**WHAT THIS TASK INVOLVES:** Take the lines from the head of the listing through the one bearing "from matplotlib.ticker import NullLocator" and copy them exactly, leaving every picture out.

**DATA LINES:**
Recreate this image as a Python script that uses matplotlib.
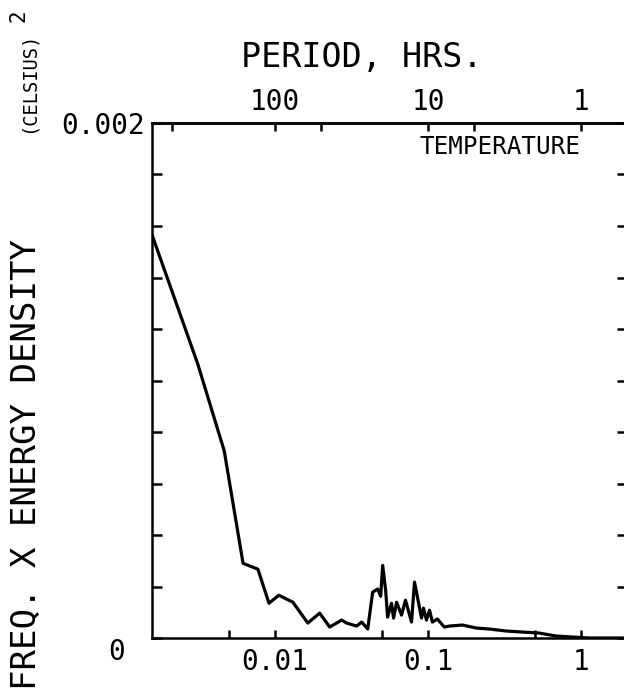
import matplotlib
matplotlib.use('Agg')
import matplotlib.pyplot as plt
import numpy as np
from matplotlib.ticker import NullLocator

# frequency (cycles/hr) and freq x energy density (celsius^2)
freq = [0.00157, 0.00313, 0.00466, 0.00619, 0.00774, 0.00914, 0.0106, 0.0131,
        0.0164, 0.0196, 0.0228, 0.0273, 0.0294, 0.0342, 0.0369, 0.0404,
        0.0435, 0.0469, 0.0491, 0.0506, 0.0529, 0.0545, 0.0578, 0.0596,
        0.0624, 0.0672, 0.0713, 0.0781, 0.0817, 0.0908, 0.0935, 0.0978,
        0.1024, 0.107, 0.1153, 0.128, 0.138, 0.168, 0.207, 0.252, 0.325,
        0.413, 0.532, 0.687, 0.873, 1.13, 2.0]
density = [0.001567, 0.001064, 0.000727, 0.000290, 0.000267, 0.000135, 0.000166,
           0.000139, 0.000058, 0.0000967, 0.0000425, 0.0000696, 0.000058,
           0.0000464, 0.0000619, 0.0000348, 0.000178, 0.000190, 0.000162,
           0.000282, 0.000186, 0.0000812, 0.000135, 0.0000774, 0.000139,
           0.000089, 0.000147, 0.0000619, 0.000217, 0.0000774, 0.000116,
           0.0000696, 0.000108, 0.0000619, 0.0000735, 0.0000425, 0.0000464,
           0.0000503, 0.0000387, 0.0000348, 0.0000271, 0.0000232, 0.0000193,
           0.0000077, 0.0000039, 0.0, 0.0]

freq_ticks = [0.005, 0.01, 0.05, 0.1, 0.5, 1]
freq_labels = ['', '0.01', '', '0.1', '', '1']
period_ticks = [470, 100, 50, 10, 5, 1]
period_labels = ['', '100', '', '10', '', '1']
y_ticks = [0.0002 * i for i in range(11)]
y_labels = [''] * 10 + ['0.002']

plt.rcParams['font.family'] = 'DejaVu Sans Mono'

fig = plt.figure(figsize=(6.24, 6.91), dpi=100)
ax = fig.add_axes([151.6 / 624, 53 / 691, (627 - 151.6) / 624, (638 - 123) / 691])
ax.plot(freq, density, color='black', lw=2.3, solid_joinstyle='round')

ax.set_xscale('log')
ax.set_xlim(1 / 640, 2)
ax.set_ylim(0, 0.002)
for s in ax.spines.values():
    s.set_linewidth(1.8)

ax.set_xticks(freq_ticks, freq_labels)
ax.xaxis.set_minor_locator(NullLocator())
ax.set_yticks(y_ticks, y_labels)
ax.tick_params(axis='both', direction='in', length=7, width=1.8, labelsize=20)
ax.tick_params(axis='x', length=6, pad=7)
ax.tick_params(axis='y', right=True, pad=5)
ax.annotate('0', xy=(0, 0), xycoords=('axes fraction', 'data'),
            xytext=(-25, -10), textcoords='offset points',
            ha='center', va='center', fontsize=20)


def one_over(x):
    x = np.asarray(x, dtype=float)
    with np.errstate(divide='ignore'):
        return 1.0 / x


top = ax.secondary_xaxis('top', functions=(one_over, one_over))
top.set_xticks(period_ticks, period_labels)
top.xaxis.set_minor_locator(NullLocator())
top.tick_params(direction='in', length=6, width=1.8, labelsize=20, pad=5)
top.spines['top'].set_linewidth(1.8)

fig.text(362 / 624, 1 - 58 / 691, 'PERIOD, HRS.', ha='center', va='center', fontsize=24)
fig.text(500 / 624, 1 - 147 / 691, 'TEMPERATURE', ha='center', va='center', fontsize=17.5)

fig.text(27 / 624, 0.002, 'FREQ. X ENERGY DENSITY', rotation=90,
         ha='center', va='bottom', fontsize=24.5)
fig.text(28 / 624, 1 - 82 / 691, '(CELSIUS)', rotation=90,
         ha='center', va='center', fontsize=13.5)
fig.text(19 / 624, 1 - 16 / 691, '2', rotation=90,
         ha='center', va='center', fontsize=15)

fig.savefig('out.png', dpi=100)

**RESULT BELOW:**
Recreate this image as a Python script that uses matplotlib.
import matplotlib
matplotlib.use('Agg')
import matplotlib.pyplot as plt
import numpy as np
from matplotlib.ticker import NullLocator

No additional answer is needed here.